Premature optimization is the root of all evil, but...

Started by Kerame Pxel Nume, June 07, 2010, 09:51:31 AM

Previous topic - Next topic

0 Members and 1 Guest are viewing this topic.

Kerame Pxel Nume

when developing stuff one should at least keep his mind on things like L1 code cache behaviour:
http://x264dev.multimedia.cx/?p=201

Now take this small C++ snippet, which uses STL for only two things (a vector and a algorithm), compile it with
g++ -Os -c $SRCFILE


#include <vector>
#include <algorithm>
#include <iostream>

struct vertex;

void serialize_vertex(vertex const &);

struct vertex {
public:
vertex(float x, float y, float z)
{
pos[0] = x;
pos[1] = y;
pos[2] = z;
}

vertex& operator=(vertex const &v)
{
for(int i=0; i<3; ++i)
pos[i] = v.pos[i];

return *this;
}

private:
float pos[3];

friend void serialize_vertex(vertex const &);
};

typedef std::vector<vertex> vertex_vector;

void serialize_vertex(vertex const &v)
{
std::cout << v.pos[0] << ' ' << v.pos[1] << ' ' << v.pos[2] << std::endl;
}

void serialize_vertex_vector(vertex_vector &v)
{
std::for_each(v.begin(), v.end(), serialize_vertex);
}

int main()
{
vertex_vector V;
for(int i=0; i < 50; ++i) {
V.push_back(vertex(rand(), rand(), rand()));
}

serialize_vertex_vector(V);

return 0;
}


And look at it's size. If I compile with gcc-4.3.4 for x86_64 it's about 0.8k in the .text segment.
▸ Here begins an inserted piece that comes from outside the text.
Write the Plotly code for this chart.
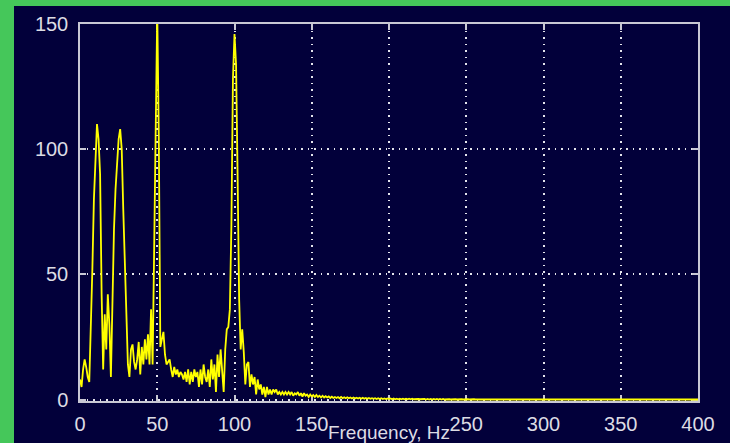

Okay, that't not a problem yet, but now imagine if you'd implement a real algorithm, like eliminating all double vertices in a terrain grid (after LOD you may and up with exactly those). Aside the fact that STL algorithm is suboptimal for that ( O(n²) in a naive program, also a lot of data gets copied around due to RAII), You'll easily go over that L1 code cache limit of 32K.

Now let's look at the equivalent C program:

#include <stdio.h>
#include <stdlib.h>
#include <string.h>

typedef struct vertex {
        float pos[3];
} vertex;

typedef struct vertex_array {
        size_t len;
        vertex *v;
} vertex_array;

void vertex_array_push_vertex(vertex_array * const VA, vertex const * const v)
{
        vertex * new = 0;
        if(!VA)
                return;

        new = realloc(VA->v, sizeof(vertex)*(VA->len + 1));
        if(!new)
                return;

        VA->v = new;
        memcpy(VA->v + VA->len, v, sizeof(vertex));
        VA->len++;
}

void serialize_vertex(vertex const * const v)
{
        printf("%f %f %f\n", v->pos[0], v->pos[1], v->pos[2]);
}

void serialize_vertex_array(vertex_array const * const V)
{
        int i;
        for(i=0; i < V->len; ++i)
                serialize_vertex(V->v + i);
}

int main()
{
        int i;
        vertex_array V = {0,0};

        for(i=0; i < 50; ++i) {
                vertex v = {{rand(), rand(), rand()}};
                vertex_array_push_vertex(&V, &v);
        }

        serialize_vertex_array(&V);

        return 0;
}


This does the very same like the C++ equivalent, yet its .text segment size is only 0.3k. And since you keep working on the very same dataset (no RAII, no duplicates) as a side effect you also don't trash the L1 data cache and the L2 cache in total (which is shared by code and data). So if you've got a complex algorithm, doing it in pure C will give you that reduction in size of fit it into L1 code cache, resulting in a order of magnitude better performance.

bommel

Sometimes I even break it down to asm level (for example when using SSE).
For all of you interested, I can recommend the Intel Software Optimization guide as a good reference. You can download it for free at Intel (don't have the link atm) or pm me.